For Johanne Fage-Larsen, dressing is fundamentally performative. In The Pieces That Escaped the Archive, she transformed fragments of historical garments, antique fabrics and eighteenth- and nineteenth-century documents into fragile paper costumes. The collection blurred the boundaries between fashion, costume and archival practice. By elevating discarded materials and forgotten fragments, Fage-Larsen questioned prevailing notions of value and beauty while embracing dressing-up as a artistic method.

Meanwhile, Joris Janssen’s SO OBSESSED approached fashion through queer culture and camp aesthetics. Starting from a fascination with diva worship, Janssen examined why iconic female performers have occupied such a central place within queer communities. His conclusion, that divas provide an escape from heteronormative culture through fantasy and camp, formed the basis for a collection that reimagined familiar masculine stereotypes.

Through upcycling, archetypes such as preppy boys and tracksuit-wearing lads were absorbed into elaborate diva fantasies. The collection was playful, humorous and politically sharp, asking questions such as: What if a tracksuit bro joined a girl group? What if fraternity boys had to navigate wardrobe malfunctions usually reserved for female pop stars? Instead of trejecting mainstream masculinity, Janssen transformed it through camp exaggeration and affection.

Questioning the Gaze
Questions around representation, gender and bodily autonomy surfaced throughout the show.

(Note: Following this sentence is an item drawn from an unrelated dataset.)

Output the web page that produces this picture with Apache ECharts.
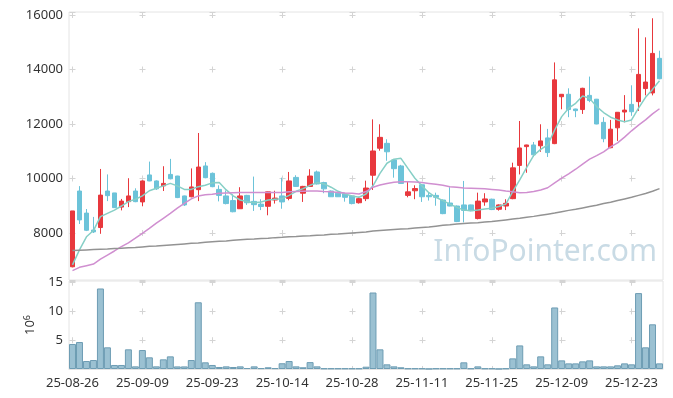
<!DOCTYPE html>
<html>
<head>
<meta charset="utf-8">
<script src="https://cdn.jsdelivr.net/npm/echarts@6/dist/echarts.min.js"></script>
<style>
html, body { margin: 0; padding: 0; background: #fff; }
#chart { width: 673px; height: 398px; }
</style>
</head>
<body>
<div id="chart"></div>
<script>
// trading days (yy-mm-dd)
var dates = [
    '25-08-26','25-08-27','25-08-28','25-08-29',
    '25-09-01','25-09-02','25-09-03','25-09-04','25-09-05',
    '25-09-08','25-09-09','25-09-10','25-09-11','25-09-12',
    '25-09-15','25-09-16','25-09-17','25-09-18','25-09-19',
    '25-09-22','25-09-23','25-09-24','25-09-25','25-09-26',
    '25-09-29','25-09-30','25-10-01','25-10-02','25-10-10',
    '25-10-13','25-10-14','25-10-15','25-10-16','25-10-17',
    '25-10-20','25-10-21','25-10-22','25-10-23','25-10-24',
    '25-10-27','25-10-28','25-10-29','25-10-30','25-10-31',
    '25-11-03','25-11-04','25-11-05','25-11-06','25-11-07',
    '25-11-10','25-11-11','25-11-12','25-11-13','25-11-14',
    '25-11-17','25-11-18','25-11-19','25-11-20','25-11-21',
    '25-11-24','25-11-25','25-11-26','25-11-27','25-11-28',
    '25-12-01','25-12-02','25-12-03','25-12-04','25-12-05',
    '25-12-08','25-12-09','25-12-10','25-12-11','25-12-12',
    '25-12-15','25-12-16','25-12-17','25-12-18','25-12-19',
    '25-12-22','25-12-23','25-12-24','25-12-26','25-12-29','25-12-30'
];

var opens = [
    6760, 9540, 8730, 8110, 8200, 9540, 9470, 8950, 9150, 9540,
    9140, 10130, 9910, 9730, 10150, 10090, 9360, 9330, 9590, 10460,
    10190, 9600, 9360, 9190, 8890, 9380, 9160, 9060, 8980, 9210,
    9360, 9270, 10040, 9460, 9710, 10240, 9850, 9540, 9460, 9430,
    9360, 9110, 9260, 10120, 11110, 11290, 10680, 10460, 9380, 9550,
    9770, 9380, 9380, 9210, 9100, 8990, 9030, 9030, 8530, 9140,
    9240, 8870, 8990, 9260, 10480, 11170, 11230, 11200, 11490, 11280,
    13000, 13090, 12550, 12530, 13050, 12910, 12060, 11130, 11860, 12440,
    12720, 12820, 13300, 13140, 14410
];
var closes = [
    8810, 8480, 8100, 8040, 9390, 9370, 8930, 9170, 9360, 9150,
    9910, 9910, 9620, 9820, 9990, 9300, 9030, 9690, 10420, 10030,
    9700, 9380, 9080, 8780, 9360, 9110, 9040, 8970, 9510, 9280,
    9140, 9910, 9710, 9710, 10090, 9800, 9620, 9330, 9330, 9310,
    9080, 9260, 9650, 11010, 11510, 10980, 10360, 9820, 9510, 9630,
    9330, 9330, 9310, 8710, 8990, 8420, 8830, 8820, 9170, 9250,
    8860, 9030, 9090, 10390, 11120, 11230, 10870, 11380, 10950, 13620,
    13090, 12530, 12490, 13310, 12860, 12000, 11460, 11810, 12430, 12510,
    12450, 13820, 13540, 14590, 13660
];
var lows = [
    6740, 8330, 8070, 8000, 7970, 9170, 8920, 8830, 8950, 9130,
    8980, 9900, 9580, 9540, 9970, 9280, 8990, 9310, 9170, 10010,
    9680, 9160, 9050, 8760, 8880, 9030, 8810, 8840, 8650, 9080,
    8890, 9200, 9700, 9140, 9700, 9780, 9460, 9320, 9320, 9150,
    9050, 9080, 9170, 9580, 11020, 10650, 10030, 9800, 9310, 9240,
    9140, 9190, 9000, 8690, 8980, 8400, 8390, 8800, 8500, 9000,
    8840, 8820, 8840, 9240, 10150, 10210, 10790, 10980, 10790, 11260,
    12540, 12250, 12250, 12370, 12800, 11990, 11330, 11110, 11380, 12060,
    12300, 12480, 13050, 13050, 13640
];
var highs = [
    8810, 9720, 8880, 8590, 10350, 10150, 9470, 9250, 10010, 9640,
    9930, 10620, 9930, 10450, 10720, 10100, 9370, 10370, 11670, 10600,
    10220, 9750, 9560, 9420, 9680, 9400, 10070, 9240, 9520, 9550,
    10030, 10240, 10120, 9730, 10340, 10290, 9880, 9560, 9470, 9450,
    9370, 9330, 9920, 12170, 11990, 11440, 10700, 10500, 9900, 9750,
    9800, 9480, 9480, 9230, 9680, 9010, 9910, 9040, 9480, 9460,
    9260, 9050, 9240, 10580, 12110, 11240, 11340, 11990, 11820, 14260,
    13100, 13310, 12560, 13330, 13740, 12920, 12250, 12150, 12440, 13060,
    13420, 15510, 15180, 15880, 14690
];

// moving averages as drawn
var ma5 = [
    6830, 7380, 7860, 8090, 8600, 8720, 8840, 8990, 9150, 9240,
    9360, 9550, 9640, 9730, 9820, 9730, 9600, 9600, 9700, 9750,
    9840, 9850, 9580, 9360, 9210, 9150, 9110, 9140, 9210, 9240,
    9260, 9380, 9530, 9630, 9750, 9850, 9800, 9680, 9530, 9430,
    9360, 9310, 9430, 9730, 10190, 10560, 10710, 10740, 10370, 10010,
    9730, 9480, 9310, 9190, 9060, 8940, 8840, 8820, 8840, 8880,
    8910, 8970, 9060, 9520, 9950, 10410, 10850, 11070, 11230, 11780,
    12270, 12580, 12760, 13030, 12940, 12640, 12420, 12250, 12150, 12080,
    12150, 12580, 12980, 13270, 13590
];
var ma20 = [
    6620, 6740, 6800, 6860, 7040, 7190, 7340, 7500, 7640, 7810,
    7990, 8170, 8360, 8540, 8720, 8910, 9090, 9250, 9360, 9400,
    9420, 9460, 9470, 9480, 9490, 9490, 9490, 9490, 9490, 9490,
    9490, 9510, 9520, 9530, 9540, 9540, 9520, 9510, 9490, 9470,
    9460, 9430, 9520, 9680, 9760, 9820, 9860, 9880, 9880, 9870,
    9850, 9820, 9790, 9750, 9700, 9680, 9650, 9640, 9630, 9620,
    9600, 9580, 9540, 9510, 9480, 9490, 9520, 9580, 9660, 9840,
    10010, 10170, 10340, 10530, 10710, 10840, 10980, 11160, 11310, 11520,
    11750, 11960, 12150, 12370, 12560
];
var ma60 = [
    7360, 7370, 7380, 7390, 7400, 7410, 7430, 7440, 7460, 7470,
    7490, 7510, 7520, 7540, 7560, 7580, 7600, 7620, 7630, 7660,
    7680, 7700, 7710, 7730, 7750, 7770, 7780, 7800, 7810, 7830,
    7840, 7860, 7870, 7890, 7900, 7920, 7930, 7950, 7960, 7980,
    8000, 8020, 8040, 8070, 8090, 8110, 8130, 8150, 8160, 8180,
    8200, 8220, 8250, 8280, 8300, 8330, 8350, 8370, 8380, 8400,
    8420, 8450, 8480, 8510, 8540, 8580, 8610, 8650, 8690, 8730,
    8780, 8830, 8870, 8920, 8970, 9020, 9080, 9130, 9190, 9250,
    9310, 9380, 9450, 9530, 9630
];

// volume, x10^6
var volumes = [
    4.35, 4.69, 1.39, 1.56, 14.0, 3.77, 0.70, 0.70, 3.42, 0.46,
    3.30, 2.03, 0.46, 1.68, 2.20, 0.45, 0.45, 1.56, 11.6, 1.16,
    0.70, 0.35, 0.46, 0.35, 0.46, 0.17, 0.46, 0.15, 0.30, 0.15,
    1.00, 1.39, 0.46, 0.30, 1.20, 0.46, 0.10, 0.10, 0.10, 0.10,
    0.10, 0.10, 0.40, 13.3, 3.42, 0.81, 0.46, 0.30, 0.10, 0.10,
    0.10, 0.02, 0.10, 0.10, 0.10, 0.10, 1.16, 0.10, 0.46, 0.10,
    0.10, 0.02, 0.10, 1.85, 4.10, 0.81, 0.46, 2.20, 0.81, 10.7,
    1.50, 0.98, 0.98, 1.33, 1.50, 0.46, 0.46, 0.46, 0.64, 0.98,
    0.81, 13.2, 3.77, 7.77, 0.98
];

// echarts candlestick wants [open, close, low, high]
var candleData = opens.map(function (o, i) {
    return [o, closes[i], lows[i], highs[i]];
});

var UP = '#E8383D', DOWN = '#6CC3D9';
var gridCol = '#e4e4e4', plusCol = '#d4d4d4';

var myChart = echarts.init(document.getElementById('chart'));

var option = {
    animation: false,
    textStyle: { fontFamily: 'Noto Sans' },
    graphic: [{
        type: 'text',
        right: 16,
        top: 237,
        z: 0,
        silent: true,
        style: {
            text: 'InfoPointer.com',
            font: '30px "Noto Sans"',
            fill: '#C9DBE5'
        }
    }],
    grid: [
        { left: 69, right: 10, top: 12, height: 268, show: true, borderColor: gridCol, borderWidth: 1 },
        { left: 69, right: 10, top: 281, height: 88, show: true, borderColor: gridCol, borderWidth: 1 }
    ],
    xAxis: [
        {
            type: 'category', gridIndex: 0, data: dates,
            axisLine: { show: false }, axisTick: { show: false }, axisLabel: { show: false },
            // little "+" marks instead of full grid lines
            splitLine: { show: true, interval: 9, alignWithLabel: true,
                lineStyle: { color: plusCol, type: [6, 48.5], dashOffset: 0 } }
        },
        {
            type: 'category', gridIndex: 1, data: dates,
            axisLine: { show: true, lineStyle: { color: gridCol } },
            axisTick: { show: false },
            axisLabel: { interval: 9, color: '#333', fontSize: 13, margin: 8 },
            splitLine: { show: true, interval: 9, alignWithLabel: true,
                lineStyle: { color: plusCol, type: [6, 22.76], dashOffset: 1.3 } }
        }
    ],
    yAxis: [
        {
            type: 'value', gridIndex: 0, min: 6275, max: 16110,
            axisLine: { show: false }, axisTick: { show: false },
            axisLabel: {
                color: '#333', fontSize: 13, margin: 6, showMinLabel: false, showMaxLabel: false,
                formatter: function (v) { return String(v); }
            },
            splitLine: { show: true, lineStyle: { color: plusCol, type: [6, 64], dashOffset: -0.5 } }
        },
        {
            type: 'value', gridIndex: 1, min: 0, max: 15.3, interval: 5,
            axisLine: { show: false }, axisTick: { show: false },
            axisLabel: { color: '#333', fontSize: 13, margin: 6, showMinLabel: false, showMaxLabel: false },
            splitLine: { show: true, lineStyle: { color: plusCol, type: [6, 64], dashOffset: -0.5 } },
            name: '10{s|6}',
            nameLocation: 'middle',
            nameRotate: 90,
            nameGap: 30,
            nameTextStyle: {
                color: '#333', fontSize: 13,
                rich: { s: { fontSize: 9, color: '#333', padding: [0, 0, 7, 0] } }
            }
        }
    ],
    series: [
        {
            name: 'price', type: 'candlestick', xAxisIndex: 0, yAxisIndex: 0,
            data: candleData, barWidth: 5,
            itemStyle: { color: UP, color0: DOWN, borderColor: UP, borderColor0: DOWN, borderWidth: 1 }
        },
        {
            name: 'MA5', type: 'line', xAxisIndex: 0, yAxisIndex: 0, data: ma5,
            symbol: 'none', silent: true,
            lineStyle: { color: '#86CFC6', width: 1.5 }
        },
        {
            name: 'MA20', type: 'line', xAxisIndex: 0, yAxisIndex: 0, data: ma20,
            symbol: 'none', silent: true,
            lineStyle: { color: '#D08FD0', width: 1.5 }
        },
        {
            name: 'MA60', type: 'line', xAxisIndex: 0, yAxisIndex: 0, data: ma60,
            symbol: 'none', silent: true,
            lineStyle: { color: '#939393', width: 1.5 }
        },
        {
            name: 'volume', type: 'bar', xAxisIndex: 1, yAxisIndex: 1, data: volumes,
            barCategoryGap: '0%',
            itemStyle: { color: '#9BC1D2', borderColor: '#6E9DB4', borderWidth: 1 }
        }
    ]
};
myChart.setOption(option);
</script>
</body>
</html>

Simone Winder’s Buttscrunched tackled the increasingly blurred boundaries between sportswear, shapewear and the sexualisation of women’s bodies. Inspired by observations in gym culture, Winder questioned why contemporary athletic wear often accentuates the same body parts historically targeted by the heterosexual male gaze.Her collection sought to reclaim agency over these representations. By examining the design history of women’s sportswear, she challenged assumptions about performance clothing and exposed the ways in which erotic codes have become embedded within garments marketed as functional. The result is both critical and accessible, addressing a highly visible contemporary phenomenon.